Monday, October 27, 2014

Halloween USA Style

Halloween - Its a BIG deal
In October of 1994, we moved into our first house is the USA and our furniture had just arrived from England. We hadn’t brought our worn out three piece suite or our UK television, so we didn’t have any living room furniture at all.  So, by Halloween, the front door still opened into an empty room.  It looked like we were going for the empty, haunted house look - perfect!
Not my house
Having grown up in England where the only notable thing that happened on October 31st was my friend’s birthday, I’m not sure we were entirely ready for Halloween.  We’d seen the films, of course, and hoped that Michael Myers didn’t live in our neighbourhood.   I knew the children (and apparently teenagers after 9:00 p.m.) dressed up and went door to door “Trick or Treating” with a bucket or in some cases a pillowcase (greedy) collecting sweets, or “candy.”

My son was around 8 at that time and wanted to trick or treat with his new friends, so it was just my daughter and I at home that night.  We were ready, we were prepared, we had a couple of bags of sweets to give out, we had the lights on inside and out, I got a dining room chair and put it by the front door and we waited for the first children to arrive.   And did they arrive!!!

One after the other, in droves, with parents, without parents, babies in pushchairs (why would babies need candy?) and the costumes - from Disney characters and superheroes, to vampires and zombies we saw them all.  One notable costume and one which was my daughters favourite was a tiny little baby in a Tweety Pie costume.  That baby’s probably around 22 now and might really want to forget it, bless.  Some parents are very inventive with their costumes and I'm sure some of those babies might grow up to hate their parents for the indignities handed out.  For example - this one ..
Bless!
So anyway, there we were, giving out handfuls of sweets to every child and about an hour in I realized that we weren’t going to have enough. We had been willynilly throwing handfuls into each bucket and I thought the children were really nice when they were saying “Wow, thank you”  Look at me, I thought, I must have the best sweets on the street.  Nope, it was that they couldn’t believe I was so generous and I have since learned that they get ONE each…. Yes only one!!
Only ONE each!
So Plan B went into action – one sweet each and if possible, only pretend to put a sweet in their bucket.  Yes, this sounds like a terrible plan and it actually was…. I still remember the angry look I got from one little boy who knew I hadn’t put anything into his pillowcase and I stood there looking at him, daring him to tell me he knew – bad karma, I know (*cringe*)  I only tried it that once though – I couldn’t handle the guilt.

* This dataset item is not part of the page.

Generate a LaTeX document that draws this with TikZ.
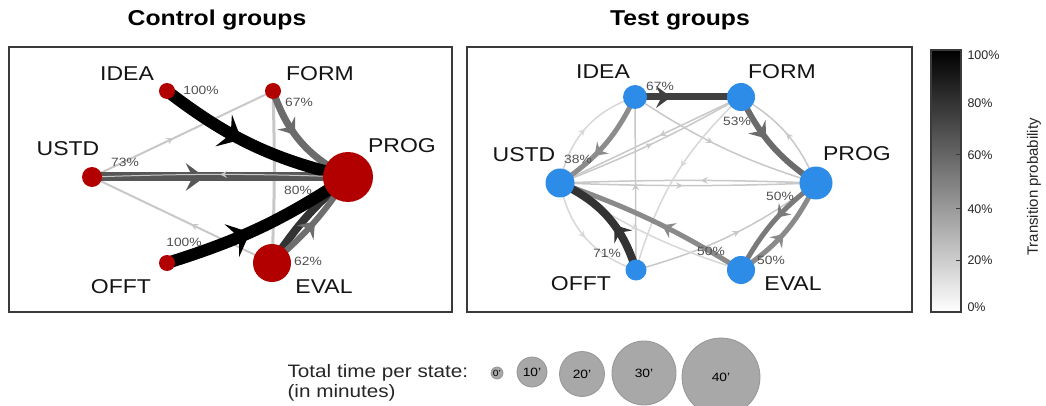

And throughout all this, every time I opened the front door, the first thing those little kids saw was an empty room.  I did get quite a few questioning looks that night and think I might have scared some of them actually.

And what do you do when you run out of candy?  Well, you close the door, turn out the lights and pretend you’re not home.  But that doesn’t actually work.  It seems those flippin’ kids will knock on every door in their hunt for sugar!  And then, as it got later, the children got bigger.  I was opening the door to teenagers, some of whom even had mustaches – and not the stick on kind.  Surely there should be an age limit to trick or treating?  My daughter and I eventually had to go and sit in a back bedroom because, quite frankly, she was getting scared (she was only 2.5) of all the big monsters knocking on the door.

Nowadays, I end up having way too much candy and I tend to buy what I like and fortunately, I now live in a neighbourhood where there aren’t so many children.  But then, I end up eating ALL of the sweets myself.  Not such a good idea after all!